Researchers have been able to successfully produce an unprecedented portrait of greenhouse gases and particles in the atmosphere that affect Earth's climate after a three-year series of research flights from the Arctic to the Antarctic.
The series of flights conducted under a far-reaching field project, known as HIPPO, which come to an end this week, mark an important milestone as scientists work towards targeting both the sources of greenhouse gases and the natural processes that draw the gases back out of the atmosphere.
"Tracking carbon dioxide and other gases with only surface measurements has been like snorkelling with a really foggy mask," said Britton Stephens, a scientist with the National Centre for Atmospheric Research (NCAR) and one of the project's principal investigators.
"Finally, HIPPO is giving us a clear view of what's really out there," he stated.
HIPPO, which stands for HIAPER Pole-to-Pole Observations, brings together scientists from organizations across the nation, including NCAR, Harvard University, the National Oceanic and Atmospheric Administration (NOAA), Scripps Institution of Oceanography, the University of Miami, and Princeton University.
The team measured a total of over 80 gases and particles in the atmosphere.

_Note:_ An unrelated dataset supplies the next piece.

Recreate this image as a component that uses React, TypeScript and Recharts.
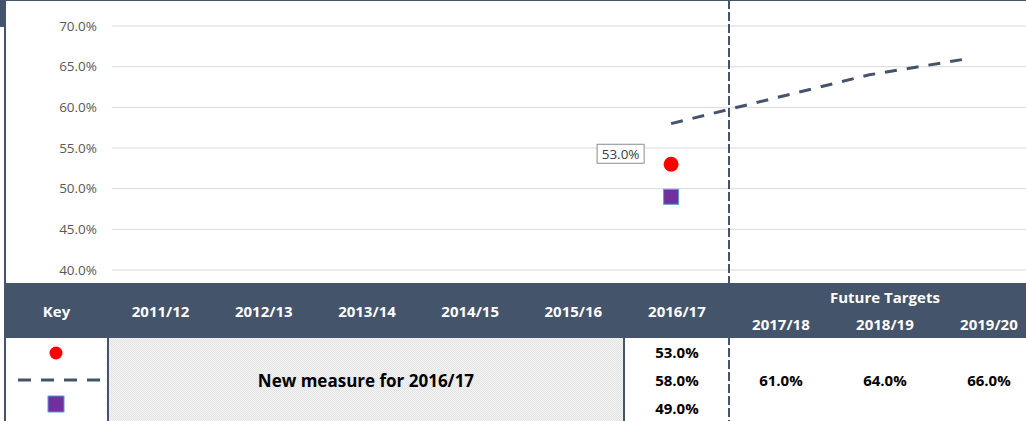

One of HIPPO's most significant accomplishments has been quantifying the seasonal amounts of CO2 taken up and released by land plants and the oceans.
The team also found that black carbon particles-emitted by diesel engines, industrial processes, and fires-are more widely distributed in the atmosphere than previously thought.
The researchers were also surprised to find larger-than-expected concentrations of nitrous oxide high in the tropical atmosphere.